Creatine kinase catalyses the reversible transphosphorylation of creatine by ATP. In the cell, creatine kinase isoenzymes are specifically localized at strategic sites of ATP consumption to efficiently regenerate ATP in situ via phosphocreatine or at sites of ATP generation to build-up a phosphocreatine pool. Accordingly, the creatine kinase/phosphocreatine system plays a key role in cellular energy buffering and energy transport, particularly in cells with high and fluctuating energy requirements like neurons. Creatine kinases are expressed in the adult and developing human brain and spinal cord, suggesting that the creatine kinase/phosphocreatine system plays a significant role in the central nervous system. Functional impairment of this system leads to a deterioration in energy metabolism, which is phenotypic for many neurodegenerative and age-related diseases. Exogenous creatine supplementation has been shown to reduce neuronal cell loss in experimental paradigms of acute and chronic neurological diseases. In line with these findings, first clinical trials have shown beneficial effects of therapeutic creatine supplementation. Furthermore, creatine was reported to promote differentiation of neuronal precursor cells that might be of importance for improving neuronal cell replacement strategies. Based on these observations there is growing interest on the effects and functions of this compound in the central nervous system. This review gives a short excursion into the basics of the creatine kinase/phosphocreatine system and aims at summarizing findings and concepts on the role of creatine kinase and creatine in the central nervous system with special emphasis on pathological conditions and the positive effects of creatine supplementation.

Creatine supports propagation and promotes neuronal differentiation of inner ear progenitor cells

Long-term propagation of inner ear-derived progenitor/stem cells beyond the third generation and differentiation into inner ear cell types has been shown to be feasible, but challenging.
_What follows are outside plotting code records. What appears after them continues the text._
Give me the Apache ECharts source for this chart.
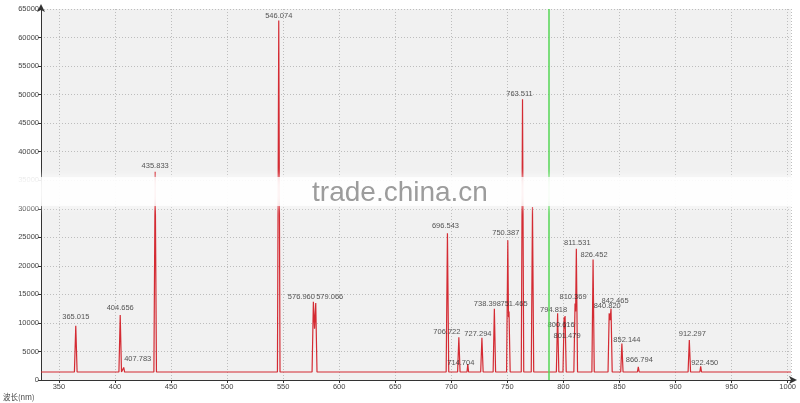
<!DOCTYPE html>
<html>
<head>
<meta charset="utf-8">
<script src="https://cdn.jsdelivr.net/npm/echarts@6/dist/echarts.min.js"></script>
<style>html,body{margin:0;padding:0;background:#fff;}#c{width:800px;height:403px;}</style>
</head>
<body>
<div id="c"></div>
<script>
// Spectrum line (wavelength nm, intensity)
const lineWavelengths = [
  334, 363.8, 365.015, 366.2, 403.5, 404.656, 405.8, 407.0, 407.783, 408.6,
  434.7, 435.833, 437.0, 544.9, 546.074, 547.2, 575.8, 576.96, 578.0, 579.066, 580.2,
  695.4, 696.543, 697.7, 705.6, 706.722, 707.8, 714.0, 714.704, 715.4,
  726.2, 727.294, 728.4, 737.3, 738.398, 739.5, 749.3, 750.387, 751.0, 751.465, 752.5,
  762.4, 763.511, 764.6, 771.3, 772.4, 773.5, 793.7, 794.818, 795.9,
  799.6, 800.616, 801.05, 801.479, 802.5, 809.3, 810.369, 810.9, 811.531, 812.6,
  825.4, 826.452, 827.5, 839.8, 840.82, 841.6, 842.465, 843.5, 851.1, 852.144, 853.2,
  866.0, 866.794, 867.6, 911.2, 912.297, 913.4, 921.7, 922.45, 923.2, 1003
];
const lineIntensities = [
  1400, 1400, 9500, 1400, 1400, 11400, 1400, 1400, 2200, 1400,
  1400, 36500, 1400, 1400, 63000, 1400, 1400, 13700, 9000, 13500, 1400,
  1400, 25700, 1400, 1400, 7500, 1400, 1400, 2800, 1400,
  1400, 7400, 1400, 1400, 12500, 1400, 1400, 24500, 11000, 12000, 1400,
  1400, 49200, 1400, 1400, 30300, 1400, 1400, 11700, 1400,
  1400, 11000, 9000, 11200, 1400, 1400, 13400, 12000, 23000, 1400,
  1400, 21100, 1400, 1400, 11700, 10500, 12500, 1400, 1400, 6400, 1400,
  1400, 2300, 1400, 1400, 7000, 1400, 1400, 2400, 1400, 1400
];
// Labelled peaks
const peakWavelengths = [365.015, 404.656, 407.783, 435.833, 546.074, 576.960, 579.066,
  696.543, 706.722, 714.704, 727.294, 738.398, 750.387, 751.465, 763.511,
  794.818, 800.616, 801.479, 810.369, 811.531, 826.452, 840.820, 842.465,
  852.144, 866.794, 912.297, 922.450];
const peakIntensities = [9500, 11400, 2200, 36500, 63000, 13700, 13500,
  25700, 7500, 2800, 7400, 12500, 24500, 12000, 49200,
  11700, 11000, 11200, 13400, 23000, 21100, 11700, 12500,
  6400, 2300, 7000, 2400];
const markerWavelength = 787;
const yTicks = {min: 0, max: 65000, step: 5000};
const xRange = {min: 334, max: 1003};

// label offsets (style only)
const labelOffsets = [[0,0],[0,2],[14,0],[0,3],[0,5],[-12,4],[14,3],
  [-2,2],[-12,4],[-7,8],[-4,5],[-7,4],[-2,2],[5,1],[-3,4],
  [-4,6],[-3,17],[2,29],[-2,2],[1,3],[1,4],[-2,2],[4,1],
  [5,5],[1,2],[3,3],[4,6]];

const lineData = lineWavelengths.map((w, i) => [w, lineIntensities[i]]);
const peakData = peakWavelengths.map((w, i) => ({
  value: [w, peakIntensities[i]],
  label: {offset: labelOffsets[i]}
}));

const font = 'Liberation Sans';
const gridLine = {color: '#bdbdbd', type: [1, 2], width: 1};
const chart = echarts.init(document.getElementById('c'), null, {renderer: 'canvas'});
chart.setOption({
  animation: false,
  backgroundColor: '#ffffff',
  grid: {left: 41, right: 9, top: 9, bottom: 23, show: true, backgroundColor: '#f1f1f1', borderWidth: 0},
  xAxis: {
    type: 'value', min: xRange.min, max: xRange.max, splitNumber: 13,
    axisLine: {show: true, lineStyle: {color: '#333', width: 1}, symbol: ['none', 'arrow'], symbolSize: [6, 8], symbolOffset: [0, 6]},
    axisTick: {show: true, length: 3, lineStyle: {color: '#333'}},
    axisLabel: {color: '#444', fontSize: 7.5, fontFamily: font, margin: 3, showMinLabel: false, showMaxLabel: false,
      formatter: v => String(v)},
    splitLine: {show: true, lineStyle: gridLine}
  },
  yAxis: {
    type: 'value', min: yTicks.min, max: yTicks.max, interval: yTicks.step,
    axisLine: {show: true, lineStyle: {color: '#333', width: 1}, symbol: ['none', 'arrow'], symbolSize: [6, 8], symbolOffset: [0, 5]},
    axisTick: {show: true, length: 3, lineStyle: {color: '#333'}},
    axisLabel: {color: '#444', fontSize: 7.5, fontFamily: font, margin: 2, formatter: v => String(v)},
    splitLine: {show: true, lineStyle: gridLine}
  },
  series: [
    {
      type: 'line', data: lineData, showSymbol: false, symbol: 'none',
      lineStyle: {color: '#d42b33', width: 1.2}, z: 3,
      markLine: {
        silent: true, symbol: ['none', 'none'], label: {show: false},
        lineStyle: {color: '#55d655', type: 'solid', width: 1.5, opacity: 1},
        emphasis: {disabled: true},
        data: [{xAxis: markerWavelength, lineStyle: {color: '#55d655', type: 'solid', width: 1.5}}]
      }
    },
    {
      type: 'scatter', data: peakData, symbolSize: 0, z: 4,
      label: {
        show: true, position: 'top', distance: 5, color: '#2a2a2a', fontSize: 7.5, fontFamily: font,
        formatter: p => p.value[0].toFixed(3)
      }
    }
  ],
  graphic: [
    {type: 'rect', z: 100, shape: {x: 0, y: 177, width: 800, height: 29},
      style: {fill: 'rgba(255,255,255,0.8)', shadowBlur: 10, shadowColor: 'rgba(255,255,255,0.9)'}},
    {type: 'text', z: 101, x: 400, y: 193,
      style: {text: 'trade.china.cn', fill: '#9c9c9c', font: '28px "Liberation Sans"', textAlign: 'center', textVerticalAlign: 'middle'}},
    {type: 'text', z: 101, x: 3, y: 397,
      style: {text: '波长(nm)', fill: '#444', font: '7.5px "Noto Sans CJK SC"', textAlign: 'left', textVerticalAlign: 'middle'}}
  ]
});
</script>
</body>
</html>
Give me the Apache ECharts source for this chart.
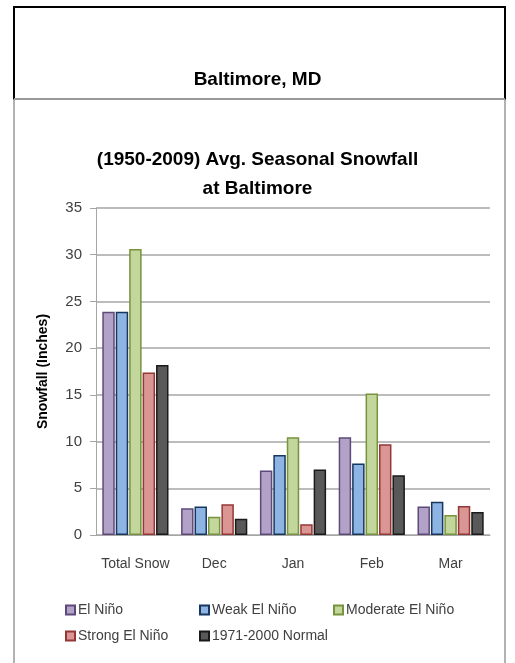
<!DOCTYPE html>
<html><head><meta charset="utf-8">
<script src="https://cdn.jsdelivr.net/npm/echarts@6/dist/echarts.min.js"></script>
<style>html,body{margin:0;padding:0;background:#fff}#c{width:515px;height:663px}</style>
</head><body><div id="c"></div>
<script>
const categories = ['Total Snow', 'Dec', 'Jan', 'Feb', 'Mar'];
const elNino = [23.9, 2.85, 6.9, 10.45, 3.05];
const weakElNino = [23.9, 3.05, 8.55, 7.65, 3.55];
const moderateElNino = [30.6, 1.95, 10.45, 15.15, 2.15];
const strongElNino = [17.4, 3.3, 1.15, 9.7, 3.1];
const normal19712000 = [18.2, 1.75, 7.0, 6.4, 2.45];
const seriesNames = ['El Niño', 'Weak El Niño', 'Moderate El Niño', 'Strong El Niño', '1971-2000 Normal'];
const yTicks = [0, 5, 10, 15, 20, 25, 30, 35];

const FONT = 'Liberation Sans';
const fills = ['#B3A2C7', '#8EB4E3', '#C3D69B', '#D99694', '#595959'];
const borders = ['#5F497A', '#17375E', '#77933C', '#953735', '#1A1A1A'];
const dataSets = [elNino, weakElNino, moderateElNino, strongElNino, normal19712000];

const chart = echarts.init(document.getElementById('c'), null, {renderer: 'canvas'});

const legendPos = [[60, 598], [194, 598], [328, 598], [60, 624], [194, 624]];

chart.setOption({
  backgroundColor: '#fff',
  animation: false,
  textStyle: {fontFamily: FONT},
  title: [{
    text: 'Baltimore, MD',
    left: 'center', top: 65,
    textStyle: {fontFamily: FONT, fontSize: 19, fontWeight: 'bold', color: '#000'}
  }, {
    text: '(1950-2009) Avg. Seasonal Snowfall\nat Baltimore',
    left: 'center', top: 140,
    textStyle: {fontFamily: FONT, fontSize: 19, fontWeight: 'bold', color: '#000', lineHeight: 29}
  }],
  graphic: [
    {type: 'rect', shape: {x: 14, y: 7, width: 491, height: 92}, style: {fill: 'none', stroke: '#000', lineWidth: 2}},
    {type: 'line', shape: {x1: 14, y1: 99, x2: 505, y2: 99}, style: {stroke: '#999', lineWidth: 2}},
    {type: 'line', shape: {x1: 14, y1: 99, x2: 14, y2: 663}, style: {stroke: '#999', lineWidth: 1.5}},
    {type: 'line', shape: {x1: 505, y1: 99, x2: 505, y2: 663}, style: {stroke: '#999', lineWidth: 1.5}}
  ],
  legend: seriesNames.map((n, i) => ({
    data: [n], left: legendPos[i][0], top: legendPos[i][1],
    itemWidth: 9, itemHeight: 9, itemGap: 4, icon: 'rect',
    textStyle: {fontFamily: FONT, fontSize: 14, color: '#404040', padding: [0, 0, 0, -2]},
    selectedMode: false
  })),
  grid: {left: 96, right: 25, top: 208, bottom: 128},
  xAxis: {
    type: 'category', data: categories,
    axisLine: {lineStyle: {color: '#A6A6A6'}},
    axisTick: {show: false},
    axisLabel: {interval: 0, fontFamily: FONT, fontSize: 14, color: '#404040', margin: 22}
  },
  yAxis: {
    type: 'value', min: yTicks[0], max: yTicks[yTicks.length - 1], interval: 5,
    name: 'Snowfall (Inches)', nameLocation: 'middle', nameGap: 46,
    nameTextStyle: {fontFamily: FONT, fontSize: 14, fontWeight: 'bold', color: '#000'},
    axisLine: {show: true, lineStyle: {color: '#A6A6A6'}},
    axisTick: {show: true, length: 6, lineStyle: {color: '#A6A6A6'}},
    axisLabel: {fontFamily: FONT, fontSize: 15, color: '#404040', margin: 14},
    splitLine: {lineStyle: {color: '#A6A6A6', width: 1.5}}
  },
  series: dataSets.map((d, i) => ({
    name: seriesNames[i], type: 'bar', data: d,
    barGap: '8%', barCategoryGap: '16%',
    itemStyle: {color: fills[i], borderColor: borders[i], borderWidth: 1.5}
  }))
});
</script></body></html>
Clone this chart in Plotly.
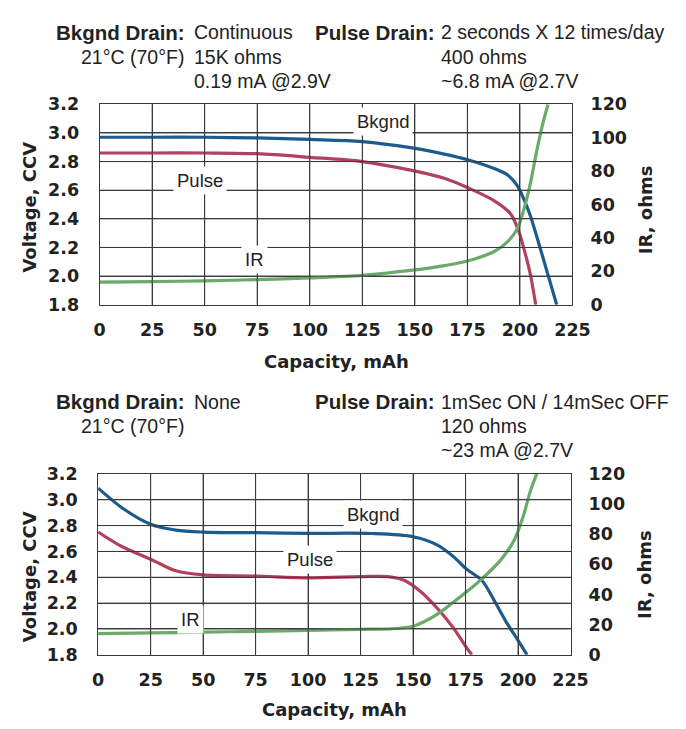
import plotly.graph_objects as go

W, H = 686, 729

# ---------------- data: top chart (continuous background drain) ----------------
cap_top_bkgnd = [0, 25, 50, 75, 100, 125, 148, 164, 175.5, 188, 194.3, 198.8, 201.9, 205, 209.6, 217.5]
volt_top_bkgnd = [2.97, 2.97, 2.97, 2.965, 2.955, 2.94, 2.897, 2.852, 2.811, 2.75, 2.705, 2.63, 2.536, 2.42, 2.197, 1.8]

cap_top_pulse = [0, 25, 50, 75, 100, 125, 148, 164, 175.5, 188, 195.6, 199.5, 201.8, 204.9, 207.5]
volt_top_pulse = [2.86, 2.86, 2.86, 2.855, 2.83, 2.80, 2.74, 2.683, 2.615, 2.524, 2.434, 2.31, 2.197, 2.016, 1.8]

cap_top_ir = [0, 25, 50, 75, 100, 125, 148, 164, 175.5, 188, 194.3, 198.8, 201.9, 205, 208, 211.1, 213.4]
ir_top = [13.5, 13.8, 14.3, 15.0, 16.0, 17.5, 20.5, 23.4, 26.3, 32.0, 37.9, 45.6, 57.2, 72.8, 92.1, 109.5, 120]

# ---------------- data: bottom chart (no background drain) ----------------
cap_bot_bkgnd = [0, 12, 25, 37, 50, 75, 100, 130, 150, 161.4, 169, 175.5, 182.8, 188.9, 195, 200, 204.3]
volt_bot_bkgnd = [3.09, 2.93, 2.81, 2.765, 2.75, 2.745, 2.74, 2.739, 2.714, 2.651, 2.563, 2.463, 2.375, 2.213, 2.037, 1.912, 1.8]

cap_bot_pulse = [0, 11, 25, 37, 50, 75, 100, 125, 138, 146, 153.7, 161.4, 169, 175.2, 178]
volt_bot_pulse = [2.75, 2.64, 2.54, 2.45, 2.418, 2.41, 2.395, 2.405, 2.405, 2.375, 2.288, 2.162, 2.012, 1.862, 1.8]

cap_bot_ir = [0, 25, 50, 75, 100, 125, 140, 150, 156, 161.4, 175.5, 182.8, 192, 198.2, 202.8, 205.8, 208.9]
ir_bot = [14.1, 14.5, 15.0, 15.6, 16.2, 16.9, 17.3, 19.0, 22.5, 26.8, 41.8, 50.4, 63.3, 76.2, 93.4, 108.4, 120]

x_ticks = [0, 25, 50, 75, 100, 125, 150, 175, 200, 225]
volt_ticks = [1.8, 2.0, 2.2, 2.4, 2.6, 2.8, 3.0, 3.2]
ir_ticks = [0, 20, 40, 60, 80, 100, 120]

BLUE = "#1b5b8e"
RED = "#b2415e"
GREEN = "#6aaa6a"
GRID = "#3a3a3a"
TXT = "#222222"

fig = go.Figure()


def add(x, y, color, xa, ya):
    fig.add_trace(go.Scatter(
        x=x, y=y, mode="lines",
        line=dict(color=color, width=3.2, shape="spline", smoothing=0.9),
        xaxis=xa, yaxis=ya, showlegend=False))


add(cap_top_pulse, volt_top_pulse, RED, "x", "y")
add(cap_top_bkgnd, volt_top_bkgnd, BLUE, "x", "y")
add(cap_bot_pulse, volt_bot_pulse, RED, "x2", "y3")
add(cap_bot_bkgnd, volt_bot_bkgnd, BLUE, "x2", "y3")
add(cap_top_ir, ir_top, GREEN, "x", "y2")
add(cap_bot_ir, ir_bot, GREEN, "x2", "y4")

TF = dict(family="DejaVu Sans", size=17.5, color=TXT, weight="bold")


def px(v):
    return v / W


def py(v):
    return 1 - v / H


def xaxis(domain, anchor):
    return dict(domain=domain, anchor=anchor, range=[0, 225], tickvals=x_ticks,
                showgrid=True, gridcolor=GRID, gridwidth=1, zeroline=False,
                showline=True, linecolor=GRID, linewidth=1, mirror=True,
                ticks="", tickfont=TF, ticklabelstandoff=9, fixedrange=True)


def vaxis(domain, anchor):
    return dict(domain=domain, anchor=anchor, range=[1.8, 3.2], tickvals=volt_ticks,
                tickformat=".1f", showgrid=True, gridcolor=GRID, gridwidth=1,
                zeroline=False, showline=True, linecolor=GRID, linewidth=1, mirror=True,
                ticks="", tickfont=TF, ticklabelstandoff=16, fixedrange=True)


def iraxis(over, anchor):
    return dict(overlaying=over, anchor=anchor, side="right", range=[0, 120],
                tickvals=ir_ticks, showgrid=False, zeroline=False,
                ticks="", tickfont=TF, ticklabelstandoff=17, fixedrange=True)


fig.update_layout(
    width=W, height=H, margin=dict(l=0, r=0, t=0, b=0),
    paper_bgcolor="white", plot_bgcolor="rgba(0,0,0,0)", showlegend=False,
    xaxis=xaxis([px(97), px(587)], "y"), yaxis=vaxis([py(303), py(97)], "x"),
    yaxis2=iraxis("y", "x"),
    xaxis2=xaxis([px(95.5), px(585)], "y3"), yaxis3=vaxis([py(663), py(477)], "x2"),
    yaxis4=iraxis("y3", "x2"),
)

# grid lines at the tick values, drawn through the axes' own scales
shapes = []
for xr, yr in [("x", "y"), ("x2", "y3")]:
    for v in x_ticks[1:-1]:
        shapes.append(dict(type="line", xref=xr, yref=f"{yr} domain", x0=v, x1=v, y0=0, y1=1,
                           line=dict(color=GRID, width=1), layer="above"))
    for v in volt_ticks[1:-1]:
        shapes.append(dict(type="line", xref=f"{xr} domain", yref=yr, x0=0, x1=1, y0=v, y1=v,
                           line=dict(color=GRID, width=1), layer="above"))
fig.update_layout(shapes=shapes)

HF = dict(family="Liberation Sans", size=19.5, color=TXT)
anns = []


def txt(t, x, y, anchor="left", bold=False, size=None, font=None, angle=0):
    f = dict(font or HF)
    if bold:
        f["weight"] = "bold"
    if size:
        f["size"] = size
    anns.append(dict(text=t, x=px(x), y=py(y), xref="paper", yref="paper",
                     xanchor=anchor, yanchor="middle", showarrow=False,
                     font=f, textangle=angle))


# header, top chart
txt("Bkgnd Drain:", 188, 23, "right", bold=True, size=20.5)
txt("Continuous", 193, 23)
txt("21°C (70°F)", 187, 48, "right")
txt("15K ohms", 193, 48)
txt("0.19 mA @2.9V", 193, 73)
txt("Pulse Drain:", 447, 23, "right", bold=True, size=20.5)
txt("2 seconds X 12 times/day", 449, 23)
txt("400 ohms", 449, 48)
txt("~6.8 mA @2.7V", 449, 73)

# header, bottom chart
txt("Bkgnd Drain:", 188, 403, "right", bold=True, size=20.5)
txt("None", 193, 403)
txt("21°C (70°F)", 187, 428, "right")
txt("Pulse Drain:", 447, 403, "right", bold=True, size=20.5)
txt("1mSec ON / 14mSec OFF", 449, 403)
txt("120 ohms", 449, 428)
txt("~23 mA @2.7V", 449, 452)

# axis titles
TT = dict(family="DejaVu Sans", size=18, color=TXT)
txt("Voltage, CCV", 24, 203, "center", bold=True, font=TT, angle=-90)
txt("IR, ohms", 663, 205, "center", bold=True, font=TT, angle=-90)
txt("Capacity, mAh", 342, 361, "center", bold=True, font=TT)
txt("Voltage, CCV", 24, 583, "center", bold=True, font=TT, angle=-90)
txt("IR, ohms", 661, 580, "center", bold=True, font=TT, angle=-90)
txt("Capacity, mAh", 340, 719, "center", bold=True, font=TT)

# in-plot curve labels (white boxes interrupt the grid, as in the original)
LF = dict(family="Liberation Sans", size=18.5, color=TXT)
for (t, xv, yv, xr, yr) in [
    ("Bkgnd", 135, 3.08, "x", "y"),
    ("Pulse", 48, 2.67, "x", "y"),
    ("IR", 73.5, 2.115, "x", "y"),
    ("Bkgnd", 131, 2.884, "x2", "y3"),
    ("Pulse", 101, 2.54, "x2", "y3"),
    ("IR", 44, 2.07, "x2", "y3"),
]:
    anns.append(dict(text=t, x=xv, y=yv, xref=xr, yref=yr, showarrow=False,
                     font=LF, bgcolor="white", borderpad=3))

fig.update_layout(annotations=anns)

fig.write_html(
    "out.html",
    config={"displayModeBar": False},
    post_script="document.documentElement.style.margin='0';"
                "document.body.style.margin='0';document.body.style.overflow='hidden';",
)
We investigated whether the known neuroprotective guanidine compound creatine (Cr) promotes propagation of inner ear progenitor/stem cells as mitogen-expanded neurosphere cultures judged from the formation of spheres over passages. In addition, we studied whether Cr alone or in combination with brain-derived neurotrophic factor (BDNF) promotes neuronal differentiation of inner ear progenitors. For this purpose, early postnatal rat spiral ganglia, utricle, and organ of Corti-derived progenitors were grown as floating spheres in the absence (controls) or presence of Cr (5 mM) from passage 3 onward. Similarly, dissociated sphere-derived cultures were differentiated for 14 days in the presence or absence of Cr (5 mM) and spiral ganglia sphere-derived cultures in a combination of Cr with the neurotrophin BDNF (50 ng/ml). We found that the cumulative total number of spheres over all passages was significantly higher after Cr supplementation as compared with controls in all the three inner ear cultures. In contrast, sphere sizes were not affected by the administration of Cr. Administration of Cr during differentiation of spiral ganglia cells resulted in a significantly higher density of β-III-tubulin-positive cells compared with controls, whereas densities of myosin VIIa-positive cells in cultures of utricle and organ of Corti were not affected by the treatment. Importantly, a combination of Cr with the neurotrophin BDNF resulted in further significantly increased densities of β-III-tubulin-positive cells in cultures of spiral ganglia cells as compared with single treatments. In sum, Cr promoted continuing propagation of rat inner ear-derived progenitor cells and supported specifically in combination with BDNF the differentiation of neuronal cell types from spiral ganglion-derived spheres.